• [PROBLEM STATEMENT]:
Give back exactly the lines starting at the one with "Generate a web" and ending at the last line of the data below. Pictures are not part of the copy.
------------------------------
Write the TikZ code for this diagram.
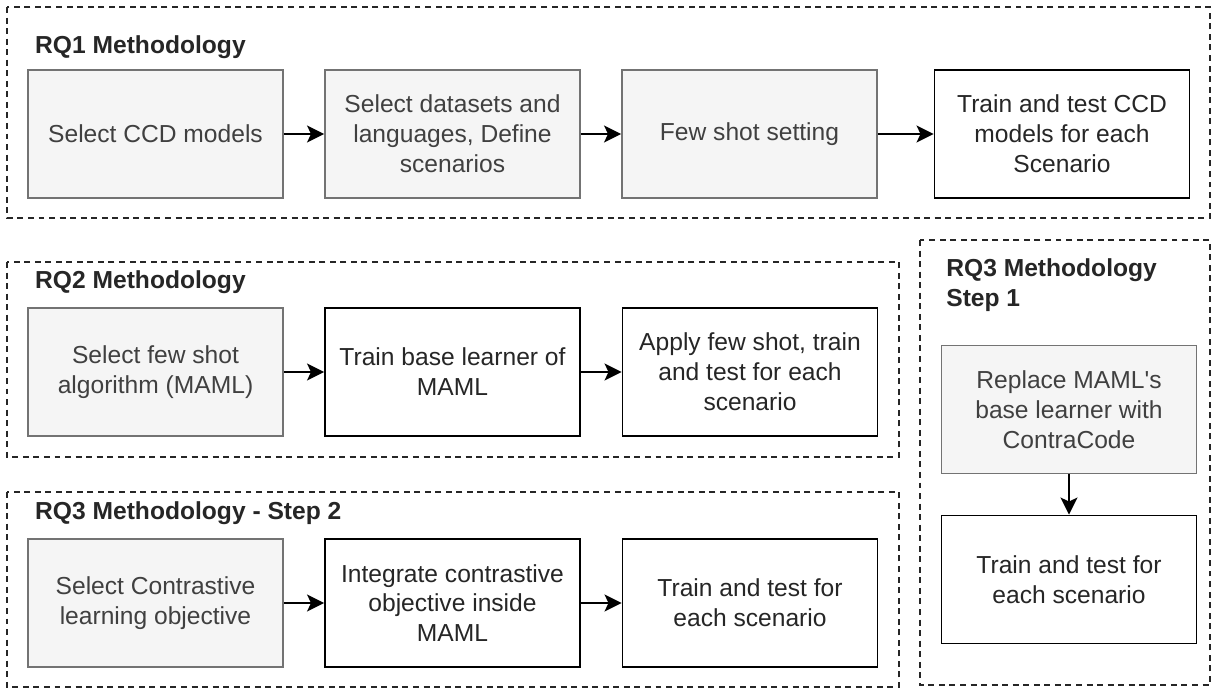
\documentclass[tikz,border=0pt]{standalone}
\usepackage{fontspec}
\setmainfont{Liberation Sans}[Ligatures=TeXOff]
\usetikzlibrary{positioning, arrows.meta}

\begin{document}
\begin{tikzpicture}[
    frame/.style={draw=black!85, dash pattern=on 3.4pt off 2.6pt, line width=0.8pt},
    title/.style={font=\fontsize{14}{17}\selectfont\bfseries, text=black!85, align=left},
    stage/.style={rectangle, draw=black, line width=1.1pt, fill=white, text=black!85,
                  minimum width=5.1cm, minimum height=2.56cm, align=center,
                  font=\fontsize{14}{17}\selectfont},
    given/.style={stage, draw=black!55, fill=black!4, text=black!75},
    arrow/.style={-{Stealth[length=3.4mm, width=3.4mm, inset=0.8mm]}, line width=1.1pt}
]
    \useasboundingbox (0, 0) rectangle (24.24, -13.78);

    % === RQ1 ===
    \draw[frame] (0.14, -0.14) rectangle (24.2, -4.36);
    \node[title, anchor=west] (rq1) at (0.58, -0.94) {RQ1 Methodology};

    \node[given] (ccd) at (3.11, -2.68) {Select CCD models};
    \node[given] (data) at (9.05, -2.68) {Select datasets and\\languages, Define\\scenarios};
    \node[given] (shot) at (14.99, -2.68) {Few shot setting};
    \node[stage] (ccdtest) at (21.24, -2.68) {Train and test CCD\\models for each\\Scenario};

    \draw[arrow] (ccd) -- (data);
    \draw[arrow] (data) -- (shot);
    \draw[arrow] (shot) -- (ccdtest);

    % === RQ2 ===
    \draw[frame] (0.14, -5.24) rectangle (17.98, -9.14);
    \node[title, anchor=west] (rq2) at (0.58, -5.64) {RQ2 Methodology};

    \node[given] (maml) at (3.11, -7.44) {Select few shot\\algorithm (MAML)};
    \node[stage] (base) at (9.05, -7.44) {Train base learner of\\MAML};
    \node[stage] (apply) at (15.0, -7.44) {Apply few shot, train\\and test for each\\scenario};

    \draw[arrow] (maml) -- (base);
    \draw[arrow] (base) -- (apply);

    % === RQ3 step 2 ===
    \draw[frame] (0.14, -9.84) rectangle (17.98, -13.74);
    \node[title, anchor=west] (rq3b) at (0.58, -10.26) {RQ3 Methodology - Step 2};

    \node[given] (objective) at (3.11, -12.06) {Select Contrastive\\learning objective};
    \node[stage] (integrate) at (9.05, -12.06) {Integrate contrastive\\objective inside\\MAML};
    \node[stage] (test2) at (15.0, -12.06) {Train and test for\\each scenario};

    \draw[arrow] (objective) -- (integrate);
    \draw[arrow] (integrate) -- (test2);

    % === RQ3 step 1 ===
    \draw[frame] (18.4, -4.8) rectangle (24.2, -13.7);
    \node[title, anchor=north west, inner sep=0pt] (rq3a) at (18.92, -5.17) {RQ3 Methodology\\Step 1};

    \node[given] (replace) at (21.38, -8.19) {Replace MAML's\\base learner with\\ContraCode};
    \node[stage] (test1) at (21.38, -11.59) {Train and test for\\each scenario};

    \draw[arrow] (replace) -- (test1);

\end{tikzpicture}
\end{document}
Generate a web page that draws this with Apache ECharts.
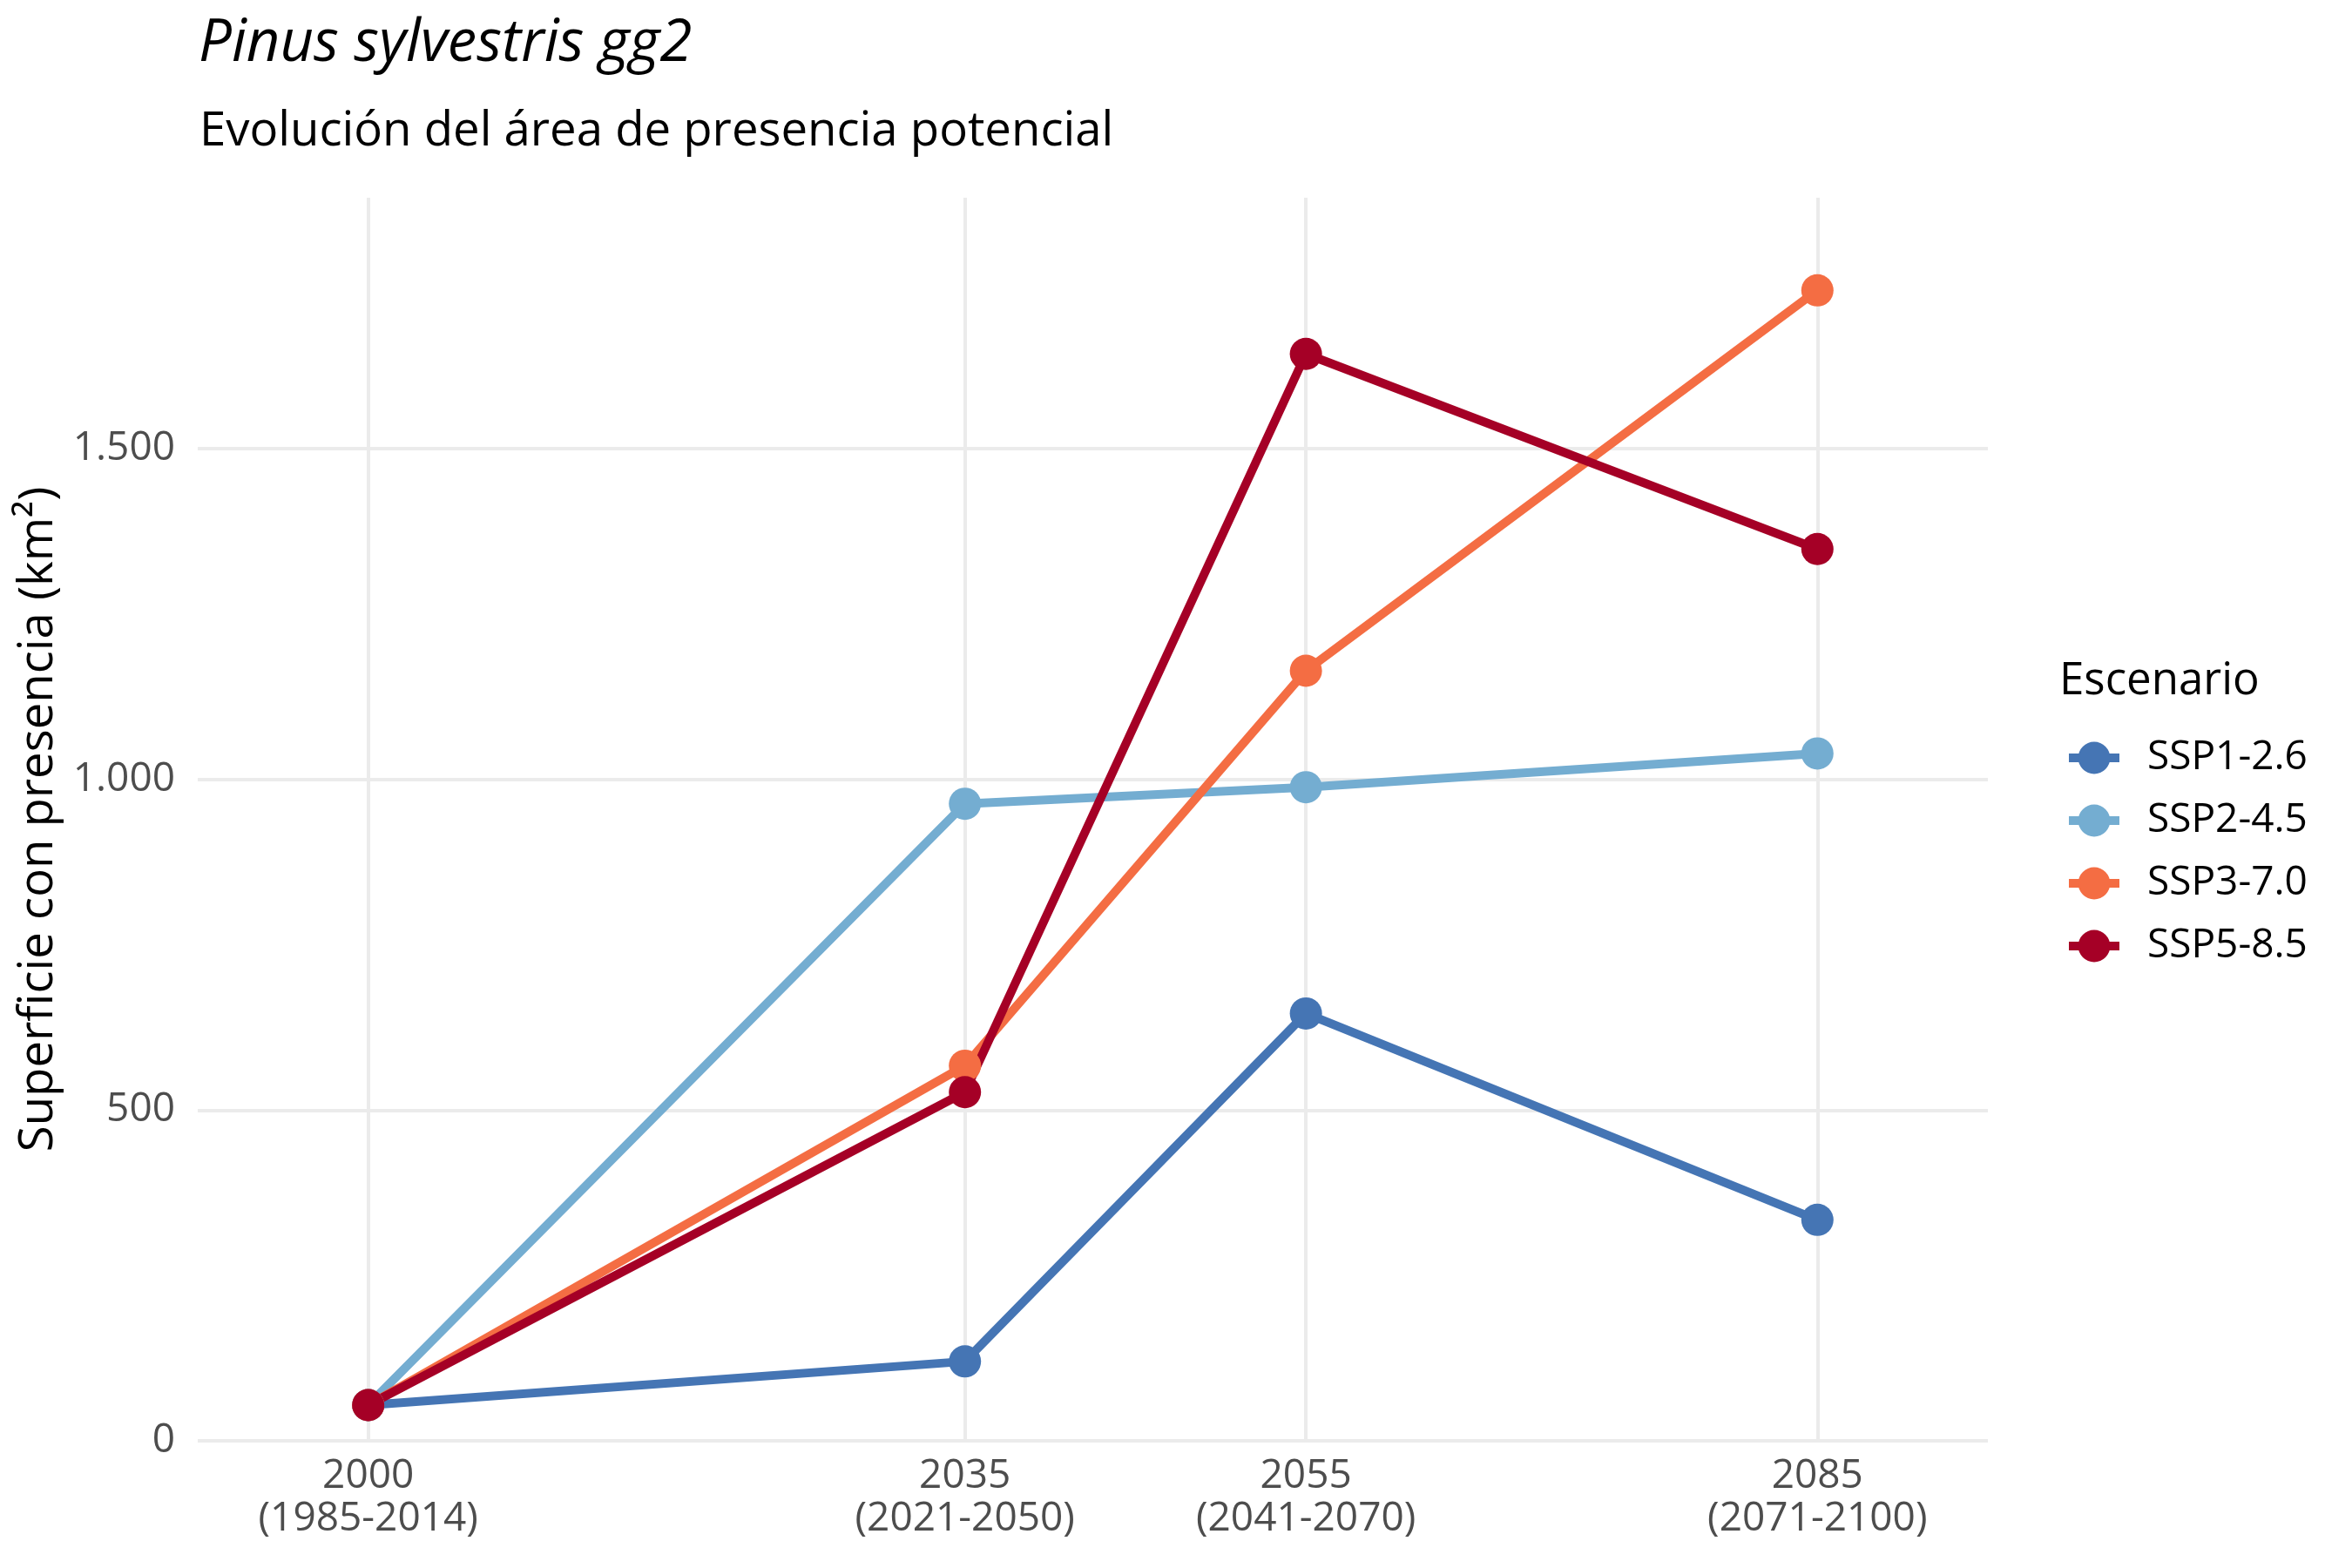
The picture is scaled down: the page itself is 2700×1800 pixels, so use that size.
------------------------------
• [FULL RESPONSE]:
Generate a web page that draws this with Apache ECharts.
The picture is scaled down: the page itself is 2700×1800 pixels, so use that size.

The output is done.